Negativity sucks, be positive even if it hurts. One of my defense mechanisms is to cut myself down with negative self talk, because then I will have beat other people to the punch, no pun intended. But I know the power of words. I’ve seen how repeating truth and positivity can change my outlook on life, myself, and I’ve become aware how much negative thoughts affect who I am, and I become someone who I hate: bland, boring, quiet when I’d rather speak.
I would rather look like a fool, and I’d rather fail in positivity, passion, than to never try and live life halfway. I hate failing, and I hate looking like an idiot, so this is a big deal.
Dream. I second guess myself, my ideas, my talent all the time, oh, and I over think a lot of things. I stress myself out, because I’m trying to think of all the outcomes of my decisions and thinking twelve steps ahead, when I really should just be pondering the next three steps. My goal is to dream and just go for it even if, I fall on my face. Many who have created something extraordinary or made a difference failed or was told “no” many times before they found their yes. I can’t create without positivity and without dreaming. I plan to just go for it, and see what happens.

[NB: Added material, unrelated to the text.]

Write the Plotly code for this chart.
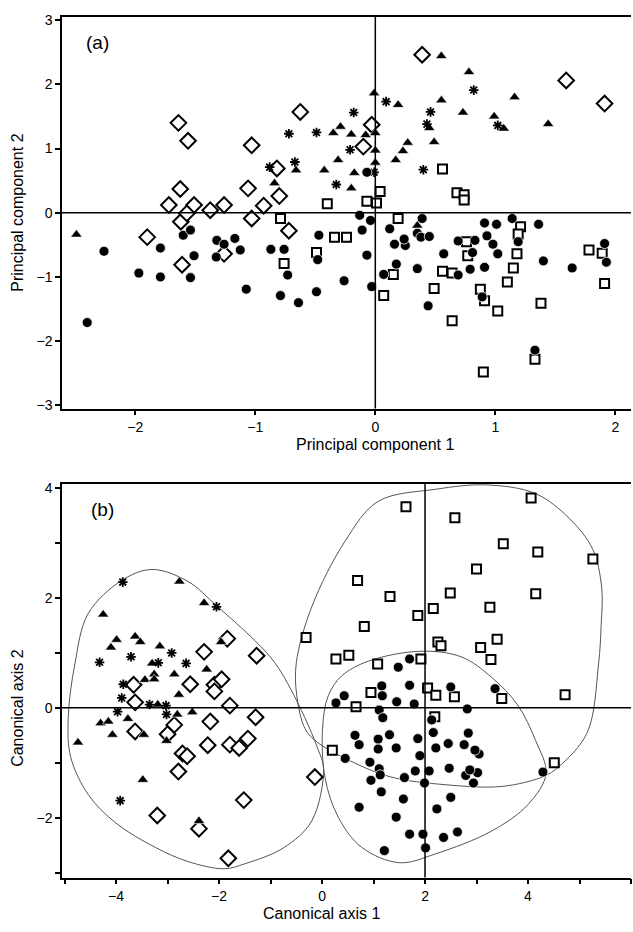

My life is MINE. Though my decisions do affect others, and I am financially dependent, my life is ultimately my own creation. I sometimes find myself waiting for life to happen or I seek out everyone else’s opinions instead of just doing what I want and making my life what I want. No one has ever lived mine or your life before. Why let everyone else dictate what it should be? A quote that has been floating around my head lately is this:
“Dare to live the life you have dreamed for yourself. Go forward and make your dreams come true.”
~Ralph Waldo Emerson
One of the greatest feelings of freedom I have had is the result of taking control of my life. I will probably be fine even if I don’t find another job soon. But taking a risk when there is minimal possible negative outcome is practice for decisions with bigger risks. And making a decision for one’s own self is always a beautiful thing.
I’m still insecure in many ways, but making this decision has given me confidence. I’d rather crash and burn doing something I decided then be unhappy doing what everyone else wants me to do.
Today I came to the conclusion that I would rather die alone, than die anything but free. The renewed sense of my dreams has also brought me to the idea that I don’t care if I never marry, as long as I’m living the life I want, and following after my dreams. But don’t misunderstand me, I don’t want to be alone. I really want to get married, and I hope that I can one day marry someone who is also following their dreams and will want to live life’s beautiful adventure, together.
So I’m feeling pumped. I’m excited for the holidays, excited for the future, and excited to see what is over the horizon.
I hope what I’ve said encourages you to live the life you have with all your might, with all of your love, while enjoying the ups and downs of the adventure. I hope that you too will discover the freedom in taking a risk, and living your life in such a way that makes you happy.
I believe in God and I believe his promises that he has good plans for me. I struggle sometimes to really trust that he does have good for me because of some of the things that have happened to me, or because I seem to fail in the same areas over and over again. But if I doubt and live less than I can, how can God really give me all that he wants for me? How can I say that I trust him, his word, that he loves me, and cares about me, and that he has a good life for me if I don’t live life fully?
What risks have you and/or do you want to take? What was the result? What are you afraid of?